As for students – students are getting indentured servitude for real. Many will retire before ever paying off their debts incurred before even starting work. Slave-owners across the ages would applaud such ani ngenious scheme.
The answer to this is twofold. Firstly, as trade unionists, we must resist any attempt to make their problem, our problem. We are able to produce quite handily for ourselves; if the equations of capitalism – the trade in our lives – no longer make sense, then that is a matter for the economists. Our demand here remains a fair day’s pay for a fair day’s work – that means at the very minimum the maintenance of pensions as they stand and yearly increases in wages at a minimum in line with RPI – along with compensation for the years of restraint that we have had. At all levels, the workplace, the national negotiating bodies, even government, we should turn round and say that we are producing very well, thank you very much, there is no real crisis, and they should put their house in order at their own expense, not ours.
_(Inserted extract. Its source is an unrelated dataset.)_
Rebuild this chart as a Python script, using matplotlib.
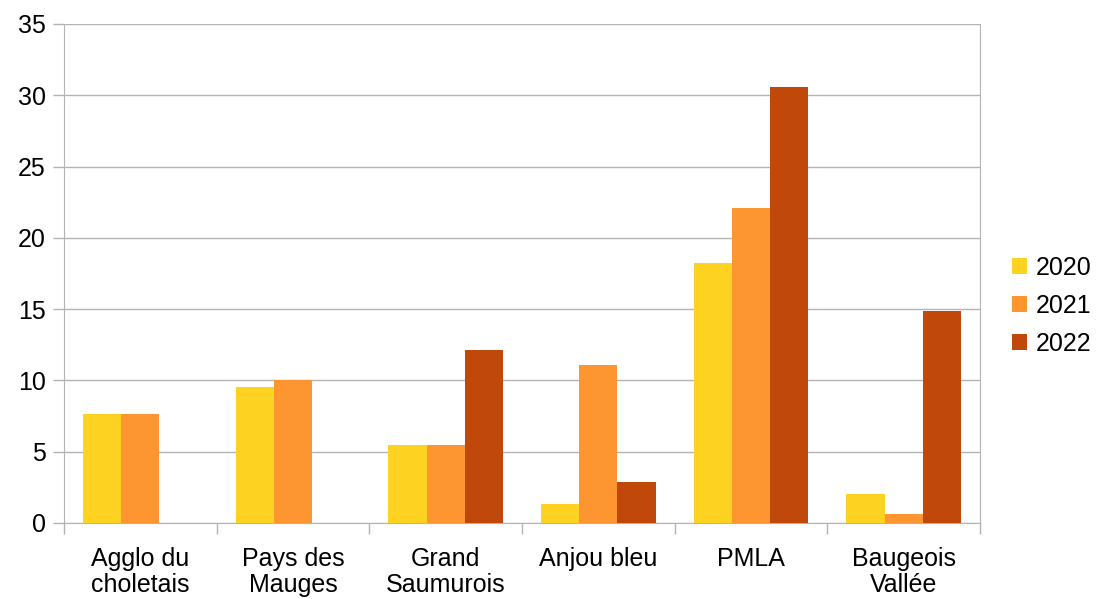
import matplotlib.pyplot as plt
import numpy as np

plt.rcParams['font.family'] = ['Liberation Sans', 'DejaVu Sans']

# données
categories = ["Agglo du\ncholetais", "Pays des\nMauges", "Grand\nSaumurois",
              "Anjou bleu", "PMLA", "Baugeois\nVallée"]
years = ["2020", "2021", "2022"]
v2020 = [7.65, 9.55, 5.45, 1.35, 18.25, 2.05]
v2021 = [7.65, 10.0, 5.5, 11.1, 22.1, 0.65]
v2022 = [0, 0, 12.1, 2.9, 30.6, 14.9]
colors = ["#FDD221", "#FD9631", "#BF480A"]

fig = plt.figure(figsize=(10.98, 5.99), dpi=100)
ax = fig.add_axes([0.0583, 0.1269, 0.8342, 0.8331])

x = np.arange(len(categories))
width = 0.25
for i, (vals, year) in enumerate(zip([v2020, v2021, v2022], years)):
    ax.bar(x + (i - 1) * width, vals, width, color=colors[i], label=year, zorder=3)

ax.set_xlim(-0.5, len(categories) - 0.5)
ax.set_ylim(0, 35)
ax.set_yticks(range(0, 36, 5))
ax.grid(axis='y', color='#b3b3b3', linewidth=1, zorder=0)

ax.set_xticks(x)
ax.set_xticklabels(categories, fontsize=18, linespacing=1.12)
ax.set_xticks(np.arange(-0.5, len(categories)), minor=True)
ax.tick_params(axis='x', which='major', length=0, pad=17)
ax.tick_params(axis='x', which='minor', length=8, color='#b3b3b3', width=1)
ax.tick_params(axis='y', length=8, color='#b3b3b3', width=1, labelsize=18, pad=5)

for side in ['left', 'right', 'bottom']:
    ax.spines[side].set_color('#b3b3b3')
ax.spines['top'].set_visible(False)

ax.legend(loc='center left', bbox_to_anchor=(1.01, 0.435), frameon=False,
          fontsize=18, handlelength=0.6, handleheight=0.6, handletextpad=0.35,
          labelspacing=0.55)

plt.savefig("out.png", dpi=100)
Secondly, we should take this as an object lesson. There is no fairness here, only the war of a small group of people against the entire community to control all of its wealth and keep us poor unless we do as we are told and hand over the large part of what we produce to them for their own entertainment and to keep us further indebted in the future. It is not a government that needs to be overthrown; it is a new and refined system of slavery, where we are bought and sold by the hour because of the fact that we do not own the things we produce.
All of this will happen again, and again, and again: debt is to us what shackles are to the slave. Capitalism must be abolished, in order for us to do the simplest of things which is to produce and consume in our communities, free from fear and free from exploitation. The equations that hold us in thrall must be overthrown in our minds, and then we must overthrow those who keep us in those mental chains. That doesn’t just mean a new capitalist government, no matter how well-intentioned: it’s not ‘a fair day’s pay for a fair day’s work’. It’s the abolition of the wages system, not in the future, but now; we already produce more than the capitalists can handle, and we can do far more for ourselves. They need us. We don’t need them.
SJW
What is Capitalism?
Some people associate capitalism just with the sort of financial wheeling and dealing that goes on in places like Wall Street and the City of London. Others – supporters as well as critics – see it as private enterprise and a so-called free market as markets free from state interference and regulation. In fact, this is probably the most widespread definition of capitalism.
The trouble with this definition is that it means that capitalism has never existed or has only existed as a policy or policy objective (ironically, to be implemented by the state). But markets have never existed without state intervention. Capitalism finally triumphed only through state intervention and is maintained by this. Capitalism and the state go together, they are not opposites.
Capitalism is more than financial dealings, a government policy or private enterprise or legal private ownership or private enterprise. It’s a way of producing and distributing wealth which has two key, defining features.
First, that the actual production of wealth is carried out by people hired to do this for a wage or a salary. Capitalism is production by wage-labour. (Which already presupposes a division of society into those who own and control the means of production and the rest of us who don’t.) Another name for capitalism is that it’s the wages system.
Second, capitalism is not just a system of production for sale on a market. It is a system of sale on a market with a view to profit. It’s the profit system.
Capitalism is the wages-and-profits system.
It’s the pursuit of profits by separate competing enterprises that drives the capitalist economy, but this is not just to provide the owning class with a privileged lifestyle. Not even mainly. The economic forces unleashed by the competitive struggle for profits mean that, if they are to stay in the race for profits, capitalist enterprises must invest most of their profits in new, more up-to-date and modern productive equipment so as to try to keep their costs equal to or below those of their rivals.
So, most profits have to be accumulated as more capital. This is why capitalism was originally called capitalism. It’s a system of capital accumulation out of profits made by exploiting wage-labour, an impersonal economic mechanism that in the end is not controlled by anyone (not even capitalists) and is in fact uncontrollable.